# Do this
Write the data out again exactly, with no pictures.

※ ※ ※

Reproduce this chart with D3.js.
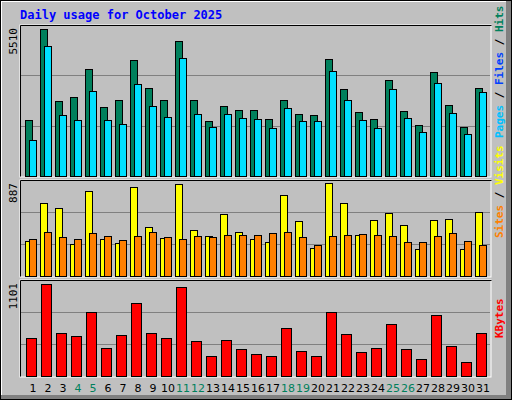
<!DOCTYPE html>
<html><head><meta charset="utf-8">
<script src="https://cdn.jsdelivr.net/npm/d3@7"></script>
<style>body{margin:0;background:#fff}</style>
</head><body>
<svg id="chart" width="512" height="400"></svg>
<script>
// daily values
var days = d3.range(1, 32);
var weekend = [4, 5, 11, 12, 18, 19, 25, 26];
var hits = [2047,5353,2737,2882,3899,2519,2773,4226,3209,2773,4917,2773,2010,2555,2410,2410,2083,2773,2265,2228,4263,3173,2337,2083,3500,2374,1865,3790,2592,1792,3209];
var files = [1320,4735,2228,2047,3100,2047,1901,3354,2555,2156,4299,2265,1792,2265,2119,2083,1756,2483,2010,2010,3827,2773,2047,1756,3173,2119,1611,3391,2301,1538,3064];
var visits = [326,679,632,298,781,344,307,818,456,353,846,428,372,577,409,344,316,744,512,260,856,679,381,521,586,474,251,521,530,251,595];
var sites = [344,409,363,344,400,372,335,372,409,363,344,372,363,381,381,381,400,409,363,288,372,381,391,381,372,316,316,372,400,326,288];
var kbytes = [431,1055,489,454,731,316,466,835,489,431,1020,397,235,408,304,258,235,547,281,235,731,477,270,316,593,304,200,697,339,166,489];

var svg = d3.select("#chart");
var mono = "'DejaVu Sans Mono', monospace";

// frame
svg.append("rect").attr("x",0).attr("y",0).attr("width",512).attr("height",400).attr("fill","#000");
svg.append("rect").attr("x",1).attr("y",1).attr("width",510).attr("height",398).attr("fill","#808080");
svg.append("rect").attr("x",1).attr("y",1).attr("width",505).attr("height",394).attr("fill","#fff");
svg.append("rect").attr("x",2).attr("y",2).attr("width",504).attr("height",393).attr("fill","#c0c0c0");

svg.append("text").attr("x",20).attr("y",19).attr("fill","#0000ff")
  .style("font", "bold 12px " + mono).text("Daily usage for October 2025");

var x = d3.scaleBand().domain(days).range([21, 486]).paddingInner(0);

function panel(top, bottom, max, series, label) {
  svg.append("rect").attr("x",20).attr("y",top).attr("width",471).attr("height",bottom-top+1)
    .attr("fill","#c0c0c0").attr("stroke","#fff").attr("stroke-width",1);
  svg.append("path").attr("d","M20.5,"+(bottom+0.5)+"V"+(top+0.5)+"H491.5").attr("stroke","#000").attr("fill","none");
  var y = d3.scaleLinear().domain([0, max]).range([bottom, top]);
  [1/3, 2/3].forEach(function(f){
    var gy = Math.round(bottom - (bottom-top)*f) + 0.5;
    svg.append("line").attr("x1",21).attr("x2",490).attr("y1",gy).attr("y2",gy).attr("stroke","#808080");
  });
  series.forEach(function(s){
    svg.append("g").selectAll("rect").data(s.data).enter().append("rect")
      .attr("x", function(d,i){ return x(days[i]) + 4 + s.off + 0.5; })
      .attr("y", function(d){ return Math.round(y(d)) + 0.5; })
      .attr("width", s.w)
      .attr("height", function(d){ return bottom - Math.round(y(d)); })
      .attr("fill", s.color).attr("stroke","#000");
  });
  svg.append("text").attr("transform","translate(17,"+(top+3)+") rotate(-90)")
    .attr("text-anchor","end").style("font","11px " + mono).text(max);
  var t = svg.append("text").attr("transform","translate(503,"+(bottom-38)+") rotate(-90)")
    .style("font","bold 11px " + mono);
  label.forEach(function(l, i){
    if (i > 0) t.append("tspan").attr("fill","#000").text(" / ");
    t.append("tspan").attr("fill", l[1]).text(l[0]);
  });
}

panel(25, 176, 5510, [
  {data: hits, color: "#00805c", off: 0, w: 7},
  {data: files, color: "#00e0ff", off: 4, w: 7}
], [["Pages","#00c0ff"],["Files","#0040ff"],["Hits","#00805c"]]);

panel(180, 276, 887, [
  {data: visits, color: "#ffff00", off: 0, w: 7},
  {data: sites, color: "#ff8000", off: 4, w: 7}
], [["Sites","#ff8000"],["Visits","#ffff00"]]);

panel(280, 376, 1101, [
  {data: kbytes, color: "#ff0000", off: 1, w: 10}
], [["KBytes","#ff0000"]]);

svg.append("g").selectAll("text").data(days).enter().append("text")
  .attr("x", function(d){ return x(d) + 12; })
  .attr("y", 392).attr("text-anchor","middle")
  .attr("fill", function(d){ return weekend.indexOf(d) >= 0 ? "#00805c" : "#000"; })
  .style("font","11px 'DejaVu Sans', sans-serif")
  .text(function(d){ return d; });
</script>
</body></html>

※ ※ ※

# The completed task
Reproduce this chart with D3.js.
<!DOCTYPE html>
<html><head><meta charset="utf-8">
<script src="https://cdn.jsdelivr.net/npm/d3@7"></script>
<style>body{margin:0;background:#fff}</style>
</head><body>
<svg id="chart" width="512" height="400"></svg>
<script>
// daily values
var days = d3.range(1, 32);
var weekend = [4, 5, 11, 12, 18, 19, 25, 26];
var hits = [2047,5353,2737,2882,3899,2519,2773,4226,3209,2773,4917,2773,2010,2555,2410,2410,2083,2773,2265,2228,4263,3173,2337,2083,3500,2374,1865,3790,2592,1792,3209];
var files = [1320,4735,2228,2047,3100,2047,1901,3354,2555,2156,4299,2265,1792,2265,2119,2083,1756,2483,2010,2010,3827,2773,2047,1756,3173,2119,1611,3391,2301,1538,3064];
var visits = [326,679,632,298,781,344,307,818,456,353,846,428,372,577,409,344,316,744,512,260,856,679,381,521,586,474,251,521,530,251,595];
var sites = [344,409,363,344,400,372,335,372,409,363,344,372,363,381,381,381,400,409,363,288,372,381,391,381,372,316,316,372,400,326,288];
var kbytes = [431,1055,489,454,731,316,466,835,489,431,1020,397,235,408,304,258,235,547,281,235,731,477,270,316,593,304,200,697,339,166,489];

var svg = d3.select("#chart");
var mono = "'DejaVu Sans Mono', monospace";

// frame
svg.append("rect").attr("x",0).attr("y",0).attr("width",512).attr("height",400).attr("fill","#000");
svg.append("rect").attr("x",1).attr("y",1).attr("width",510).attr("height",398).attr("fill","#808080");
svg.append("rect").attr("x",1).attr("y",1).attr("width",505).attr("height",394).attr("fill","#fff");
svg.append("rect").attr("x",2).attr("y",2).attr("width",504).attr("height",393).attr("fill","#c0c0c0");

svg.append("text").attr("x",20).attr("y",19).attr("fill","#0000ff")
  .style("font", "bold 12px " + mono).text("Daily usage for October 2025");

var x = d3.scaleBand().domain(days).range([21, 486]).paddingInner(0);

function panel(top, bottom, max, series, label) {
  svg.append("rect").attr("x",20).attr("y",top).attr("width",471).attr("height",bottom-top+1)
    .attr("fill","#c0c0c0").attr("stroke","#fff").attr("stroke-width",1);
  svg.append("path").attr("d","M20.5,"+(bottom+0.5)+"V"+(top+0.5)+"H491.5").attr("stroke","#000").attr("fill","none");
  var y = d3.scaleLinear().domain([0, max]).range([bottom, top]);
  [1/3, 2/3].forEach(function(f){
    var gy = Math.round(bottom - (bottom-top)*f) + 0.5;
    svg.append("line").attr("x1",21).attr("x2",490).attr("y1",gy).attr("y2",gy).attr("stroke","#808080");
  });
  series.forEach(function(s){
    svg.append("g").selectAll("rect").data(s.data).enter().append("rect")
      .attr("x", function(d,i){ return x(days[i]) + 4 + s.off + 0.5; })
      .attr("y", function(d){ return Math.round(y(d)) + 0.5; })
      .attr("width", s.w)
      .attr("height", function(d){ return bottom - Math.round(y(d)); })
      .attr("fill", s.color).attr("stroke","#000");
  });
  svg.append("text").attr("transform","translate(17,"+(top+3)+") rotate(-90)")
    .attr("text-anchor","end").style("font","11px " + mono).text(max);
  var t = svg.append("text").attr("transform","translate(503,"+(bottom-38)+") rotate(-90)")
    .style("font","bold 11px " + mono);
  label.forEach(function(l, i){
    if (i > 0) t.append("tspan").attr("fill","#000").text(" / ");
    t.append("tspan").attr("fill", l[1]).text(l[0]);
  });
}

panel(25, 176, 5510, [
  {data: hits, color: "#00805c", off: 0, w: 7},
  {data: files, color: "#00e0ff", off: 4, w: 7}
], [["Pages","#00c0ff"],["Files","#0040ff"],["Hits","#00805c"]]);

panel(180, 276, 887, [
  {data: visits, color: "#ffff00", off: 0, w: 7},
  {data: sites, color: "#ff8000", off: 4, w: 7}
], [["Sites","#ff8000"],["Visits","#ffff00"]]);

panel(280, 376, 1101, [
  {data: kbytes, color: "#ff0000", off: 1, w: 10}
], [["KBytes","#ff0000"]]);

svg.append("g").selectAll("text").data(days).enter().append("text")
  .attr("x", function(d){ return x(d) + 12; })
  .attr("y", 392).attr("text-anchor","middle")
  .attr("fill", function(d){ return weekend.indexOf(d) >= 0 ? "#00805c" : "#000"; })
  .style("font","11px 'DejaVu Sans', sans-serif")
  .text(function(d){ return d; });
</script>
</body></html>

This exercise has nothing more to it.